Karena itu, Bambang mengungkap, peran pemerintahlah yang lebih banyak dalam pengembangan riset dan iniovasi.
"Jadi yang tertarik, yang sibuk melakukan riset itu Pemerintah di Republik ini, justru ini yang membuat riset tidak akan maju, karena riset tidak didorong oleh suatu kebutuhan yang real," ujar Bambang saat hadir dalam Rapat Kerja Badan Pengkajian dan Penerapan Teknologi (BPPT) di Kantor BPPT, Jakarta, Senin (24/2).
Ia menerangkan, kondisi ini berbeda dengan Jepang dan Korea yang lebih banyak didorong oleh swasta dan industri, yang presentasenya berbanding terbalik dengan Indonesia. Menurut Bambang, 80 persen pembiayaan riset dan inovasi dilakukan oleh swasta.
"Di sana Pemerintahnya cuma 20 persen, itu ideal, karena swastalah yang tahu apa yang menjadi kebutuhan di market (pasar) yang membutuhkan riset dan inovasi, bukan Pemerintah," ujarnya.

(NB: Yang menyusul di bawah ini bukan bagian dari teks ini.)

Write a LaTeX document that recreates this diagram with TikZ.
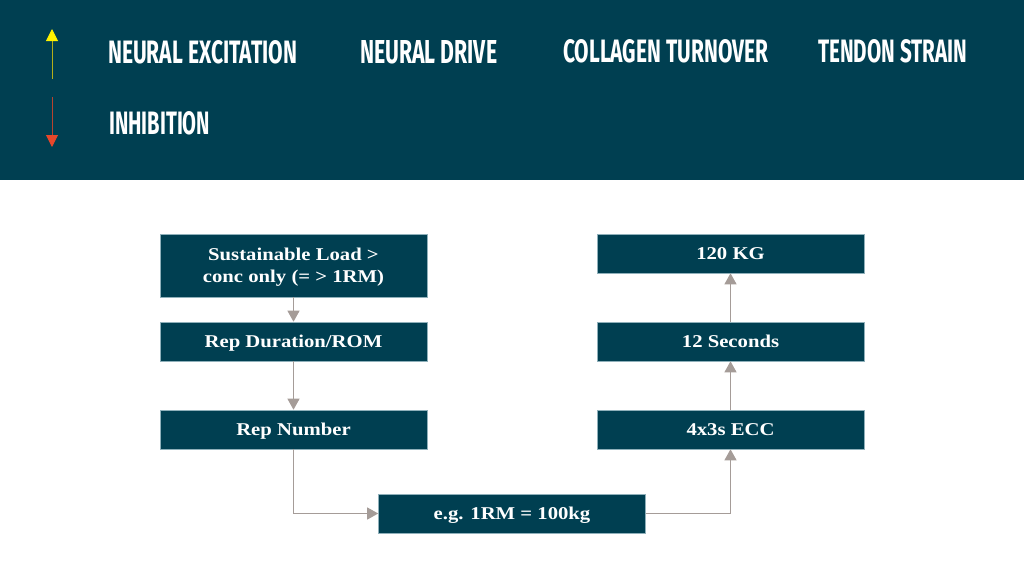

Sebab menurut Bambang, jika Pemerintah yang sibuk dengan riset dan inovasi, maka nantinya Pemerintah tidak fokus pada riset tetapi justru pada penyerapan anggaran. Hal ini juga yang dikhawatirkan terjadi pada riset dan inovasi nasional.
"Kalau Pemerintah yang sibuk, maka ujungnya adalah penyerapan anggaran yang tidak berujung pangkal, yang tidak jelas apa fokus risetnya," ujar Bambang.
Selain sumber dana, Bambang mengungkap, kecilnya anggaran membuat riset dan inovasi sulit berkembang. Saat ini, anggara riset dan inovasi Indonesia hanya 0,25 persen dari GDP Indonesia.
"Sangat jauh dibandingkan dengan negara yang paling maju di dunia untuk persentase ini yaitu Korsel, yang di atas 4 persen," ujarnya.